Nature always wears the colors of the spirit. To a man laboring under calamity the heat of his own fire hath sadness in it. Then there is a kind of contempt of the landscape felt by him who has just lost by death a dear friend. The sky is less grand as it shuts down over less worth in the population.
The devil himself would be but a contemptible adversary were he not sure of a correspondent, and a party that held intelligence with him in our own breasts. All the blowing of a fire put under a caldron could never make it boil over, were there not a fullness of water within it.
Let us cherish sympathy. By attention and exercise it may be improved in every man. It prepares the mind for receiving the impressions of virtue; and without it there can be no true politeness. Nothing is more odious than that insensibility which wraps a man up in himself and his own concerns, and prevents his being moved with either the joys or the sorrows of another.
It is by sympathy we enter into the concerns of others, that we are moved as they are moved, and are never suffered to be indifferent spectators of almost anything which men can do or suffer. For sympathy may be considered as a sort of substitution, by which we are put into the place of another man, and affected in many respects as he is affected.
Graceful, particularly in youth, is the tear of sympathy, and the heart that melts at the tale of woe; we should not permit ease and indulgence to contract our affections, and wrap us up in selfish enjoyment.
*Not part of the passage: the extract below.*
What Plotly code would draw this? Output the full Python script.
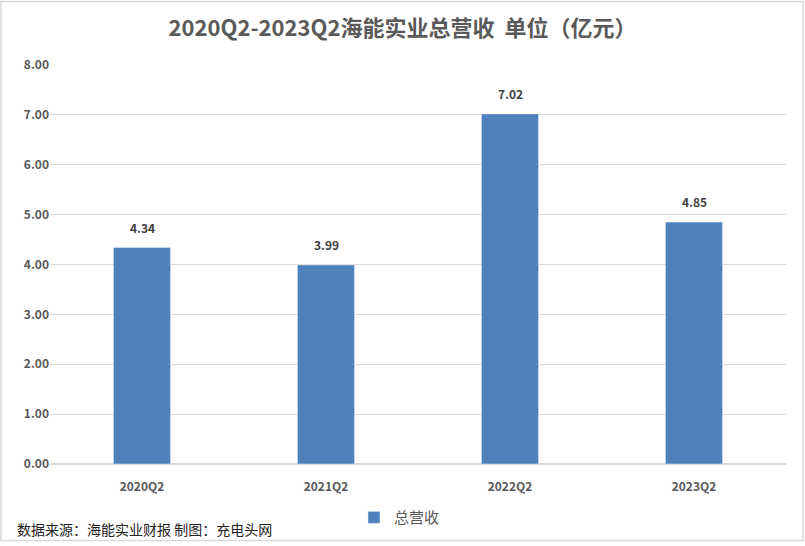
import plotly.graph_objects as go

categories = ["2020Q2", "2021Q2", "2022Q2", "2023Q2"]
revenue = [4.34, 3.99, 7.02, 4.85]
y_ticks = [0, 1, 2, 3, 4, 5, 6, 7, 8]
y_tick_labels = [f"{v:.2f}" for v in y_ticks]

W, H = 805, 546
L, R, T, B = 50, 19, 65, 79
pw, ph = W - L - R, H - T - B

def px_x(x):
    return (x - L) / pw

def px_y(y):
    return (H - B - y) / ph

font = "Noto Sans CJK SC, Microsoft YaHei, sans-serif"

fig = go.Figure()
fig.add_trace(go.Bar(
    x=categories, y=revenue, name="总营收",
    marker_color="#4F81BD",
))

label_annots = [dict(x=c, y=v, text=f"<b>{v:.2f}</b>", xref="x", yref="y",
                     showarrow=False, yanchor="bottom", yshift=10,
                     font=dict(size=12, color="#404040", family=font))
                for c, v in zip(categories, revenue)]

fig.update_layout(
    width=W, height=H,
    margin=dict(l=L, r=R, t=T, b=B),
    paper_bgcolor="white", plot_bgcolor="white",
    font=dict(family=font),
    bargap=0.69,
    title=dict(text="<b>2020Q2-2023Q2海能实业总营收  单位（亿元）</b>",
               x=0.5, xanchor="center", y=1 - 28 / H, yanchor="middle",
               font=dict(size=22, color="#595959", family=font)),
    xaxis=dict(showgrid=False, showline=False, ticks="", ticklabelstandoff=14,
               tickfont=dict(size=12, color="#595959", family=font, weight="bold")),
    yaxis=dict(range=[0, 8], tickvals=y_ticks, ticktext=y_tick_labels,
               showgrid=True, gridcolor="#D9D9D9", gridwidth=1,
               zeroline=True, zerolinecolor="#D9D9D9", showline=False,
               tickfont=dict(size=12, color="#595959", family=font, weight="bold")),
    showlegend=True,
    legend=dict(orientation="h", x=px_x(354), xanchor="left", y=px_y(521), yanchor="middle",
                itemwidth=30,
                font=dict(size=15, color="#595959", family=font)),
    annotations=label_annots + [dict(text="数据来源：海能实业财报 制图：充电头网", xref="paper", yref="paper",
                      x=px_x(15), y=px_y(532), xanchor="left", yanchor="middle",
                      showarrow=False, font=dict(size=14, color="#222222", family=font))],
    shapes=[dict(type="rect", xref="paper", yref="paper",
                 x0=px_x(1), x1=px_x(W - 2), y0=px_y(H - 2), y1=px_y(1),
                 line=dict(color="#D9D9D9", width=1.5), layer="below")],
)

fig.write_html("out.html")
But we should accustom ourselves to think of the distresses of human life, of the solitary cottage, the dying parent, and the weeping orphan. Nor ought we ever to sport with pain and distress in any of our amusements, or treat even the meanest insect with wanton cruelty.
Happy is the man who has that in his soul which acts upon the dejected as April airs upon violet roots. Gifts from the hand are silver and gold, but the heart gives that which neither silver nor gold can buy. To be full of goodness, full of cheerfulness, full of sympathy, full of helpful hope, causes a man to carry blessings of which he is himself as unconscious as a lamp is of its own shining. Such a one moves on human life as stars move on dark seas to bewildered mariners; as the sun wheels, bringing all the seasons with him from the south.